ピクサーは「灰色のモヤモヤ」から始まる
現在ピート・ドクターは、「カールじいさんの空飛ぶ家」「インサイド・ヘッド」「ソウルフル・ワールド」の3作品でオスカーを受賞した映画監督である。
彼は1995年の世界初のフルCGアニメーション映画「トイ・ストーリー」をはじめ、時代を象徴する名作を連発している映画スタジオ、ピクサー・アニメーション・スタジオのクリエイティブ・ディレクターも務める。
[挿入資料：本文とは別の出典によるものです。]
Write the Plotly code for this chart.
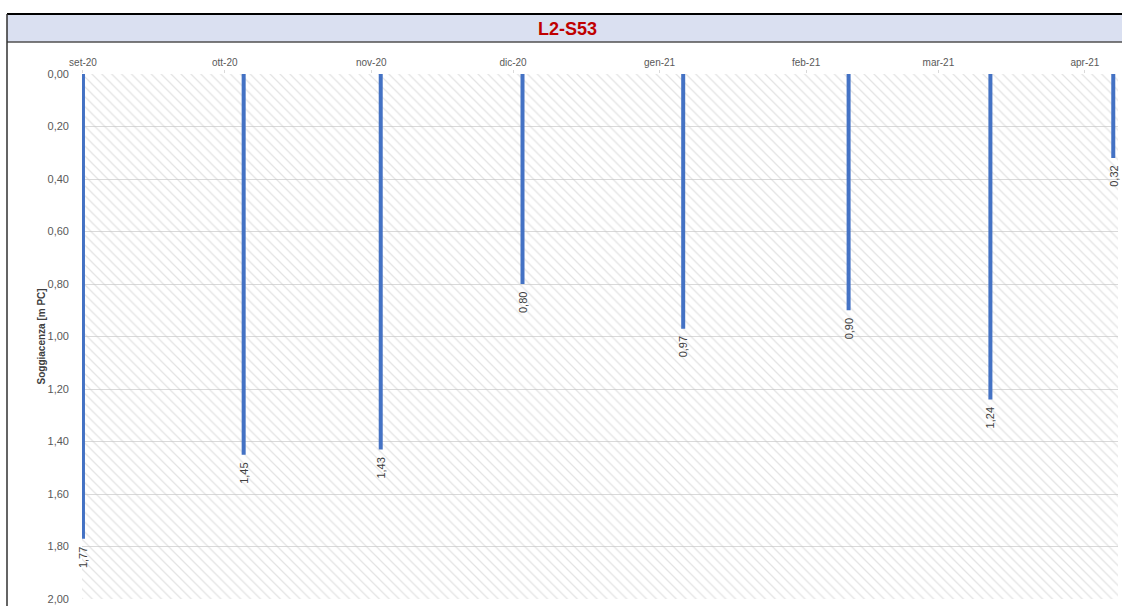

だがドクターが入社した1990年、ピクサーはほんの小さな会社で、デジタルアニメーションはまだ揺籃(ようらん)期にあり、ドクターは若くて世間知らずだった。
「ウォルト・ディズニーのような人は、眠っている間にひらめくのかと思っていたよ。突然『そうだ、ダンボだ!』なんて叫んでね」とドクターは笑う。「アイデアが完成した状態で降りてきて、最初から最後まで物語をスラスラ語れるんだと思っていた」
経験を積んだ今は、映画の物語がそんなに簡単に生まれないことを知っている。「それは灰色のモヤモヤから始まる」と彼は言う。
「灰色のモヤモヤ」を、劇場で公開されるオスカー受賞作品に変えるためにピクサーが用いているプロセスを、ドクターは長い会話の中でくわしく説明してくれた。
その方法は、ゲーリーがグッゲンハイム・ビルバオの設計で用いたプロセスとはまったく違うのだろうと、私は思っていた。なにしろアニメーション映画と美術館は、オペラハウスと風力発電所ほどかけ離れているのだから。ところがドクターが教えてくれたプロセスは、ゲーリーのプロセスと本質的にとてもよく似ていた。
1つめの共通点は時間だ。ピクサーの監督は、アイデアを探し、映画のコンセプトを練り上げるのに、数か月かけることを許される。この時点でのアイデアは、いずれ木になる種のように、最小限のものでしかない。たとえば「料理好きなフランスのネズミ」「気むずかし屋のじいさん」「少女の頭の中」など。「たったそれだけ。キャッチーで、興味をそそるアイデアであればいいんだ」とドクターは言う。
そして最初の小さな一歩として、そのアイデアがどういうふうに物語の土台になるかを説明する、12ページほどのあらすじを書く。「主に、何が起こるかを説明するんだ。舞台はどこか? どういう状況なのか? どんなことが起こるのか?」とドクター。このあらすじは、監督や脚本家、アーティスト、経営陣からなる集団に渡される。
「全員がそれを読んで、批評や質問、懸念をぶつける。監督はそれらを持ち帰ってあらすじを書き直す」。その後、論評と書き直しのラウンドが再度くり返されることもある。